--- begin ---

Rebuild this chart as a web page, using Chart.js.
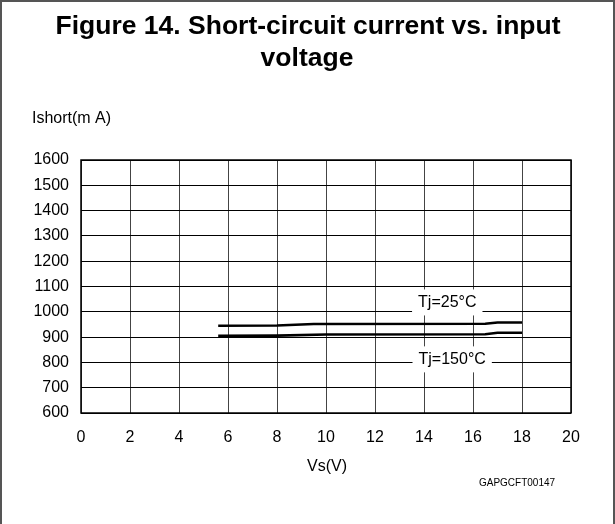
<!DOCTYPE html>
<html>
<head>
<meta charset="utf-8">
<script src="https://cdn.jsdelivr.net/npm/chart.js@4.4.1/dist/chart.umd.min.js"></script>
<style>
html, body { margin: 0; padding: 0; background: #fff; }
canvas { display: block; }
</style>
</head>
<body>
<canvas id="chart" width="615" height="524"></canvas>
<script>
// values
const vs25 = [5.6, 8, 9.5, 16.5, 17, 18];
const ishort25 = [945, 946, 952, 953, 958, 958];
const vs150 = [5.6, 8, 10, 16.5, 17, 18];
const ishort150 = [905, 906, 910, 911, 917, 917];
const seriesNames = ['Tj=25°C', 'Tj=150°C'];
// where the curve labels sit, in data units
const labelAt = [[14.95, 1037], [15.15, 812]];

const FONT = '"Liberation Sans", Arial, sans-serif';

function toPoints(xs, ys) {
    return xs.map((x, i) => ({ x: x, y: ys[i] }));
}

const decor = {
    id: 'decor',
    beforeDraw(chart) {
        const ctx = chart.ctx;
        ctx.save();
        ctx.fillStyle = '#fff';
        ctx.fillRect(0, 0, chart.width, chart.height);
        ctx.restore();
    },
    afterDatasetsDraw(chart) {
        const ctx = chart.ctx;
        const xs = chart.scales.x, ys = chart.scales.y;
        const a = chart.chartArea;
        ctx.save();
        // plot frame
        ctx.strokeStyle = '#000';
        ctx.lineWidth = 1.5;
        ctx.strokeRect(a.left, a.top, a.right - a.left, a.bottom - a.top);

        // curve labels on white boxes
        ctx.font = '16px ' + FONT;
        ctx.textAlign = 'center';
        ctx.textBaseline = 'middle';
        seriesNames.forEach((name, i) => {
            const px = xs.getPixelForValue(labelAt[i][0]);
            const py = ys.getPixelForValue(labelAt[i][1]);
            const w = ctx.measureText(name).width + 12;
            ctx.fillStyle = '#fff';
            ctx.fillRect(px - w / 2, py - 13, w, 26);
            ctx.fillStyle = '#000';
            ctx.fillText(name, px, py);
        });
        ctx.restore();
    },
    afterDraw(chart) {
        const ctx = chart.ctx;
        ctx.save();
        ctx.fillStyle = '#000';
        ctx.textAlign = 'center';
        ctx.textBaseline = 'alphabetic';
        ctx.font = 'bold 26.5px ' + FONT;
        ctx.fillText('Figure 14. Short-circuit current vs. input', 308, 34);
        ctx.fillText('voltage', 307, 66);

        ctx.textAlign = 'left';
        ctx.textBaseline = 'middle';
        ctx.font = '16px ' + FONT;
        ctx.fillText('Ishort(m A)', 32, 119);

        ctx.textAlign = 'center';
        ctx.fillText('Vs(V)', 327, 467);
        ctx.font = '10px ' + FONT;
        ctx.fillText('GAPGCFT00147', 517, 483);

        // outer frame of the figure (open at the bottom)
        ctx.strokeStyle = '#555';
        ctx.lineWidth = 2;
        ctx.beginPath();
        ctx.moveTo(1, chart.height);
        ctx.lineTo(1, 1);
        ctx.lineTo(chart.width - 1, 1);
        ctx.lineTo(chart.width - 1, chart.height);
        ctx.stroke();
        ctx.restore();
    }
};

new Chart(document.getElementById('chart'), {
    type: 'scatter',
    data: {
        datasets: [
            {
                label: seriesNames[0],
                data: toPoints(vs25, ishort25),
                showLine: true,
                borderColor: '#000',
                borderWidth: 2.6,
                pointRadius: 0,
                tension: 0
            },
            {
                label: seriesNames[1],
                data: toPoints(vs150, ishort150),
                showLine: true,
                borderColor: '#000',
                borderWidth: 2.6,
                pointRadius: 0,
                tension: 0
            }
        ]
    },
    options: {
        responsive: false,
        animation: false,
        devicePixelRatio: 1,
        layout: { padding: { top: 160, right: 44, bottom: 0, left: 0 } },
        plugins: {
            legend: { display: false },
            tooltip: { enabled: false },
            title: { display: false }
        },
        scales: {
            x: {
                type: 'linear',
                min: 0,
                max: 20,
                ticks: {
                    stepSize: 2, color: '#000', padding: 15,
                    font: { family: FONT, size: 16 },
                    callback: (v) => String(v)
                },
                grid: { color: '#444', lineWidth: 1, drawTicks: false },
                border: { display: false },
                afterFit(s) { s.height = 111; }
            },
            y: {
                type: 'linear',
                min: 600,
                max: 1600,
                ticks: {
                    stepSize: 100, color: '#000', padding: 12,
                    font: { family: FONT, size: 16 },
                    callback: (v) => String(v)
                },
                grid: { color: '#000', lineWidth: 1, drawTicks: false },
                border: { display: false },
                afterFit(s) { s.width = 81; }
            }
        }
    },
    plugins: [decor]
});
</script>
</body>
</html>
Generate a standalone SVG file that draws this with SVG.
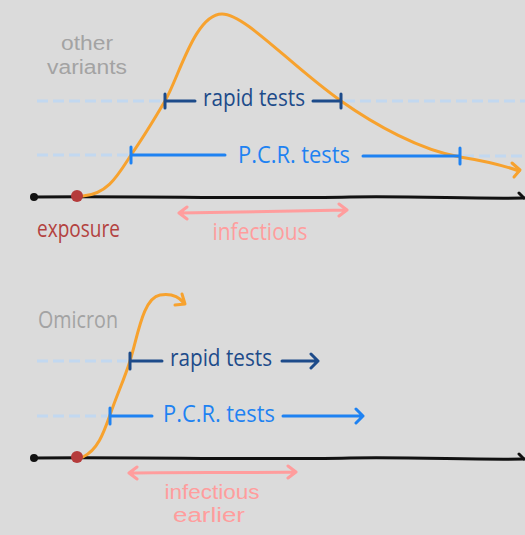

--- end ---

WHAT YOU SHOULD DO — Determine how many lines above contain "this" as a word or string. Give the number alone.

CORRECT RESULT — 2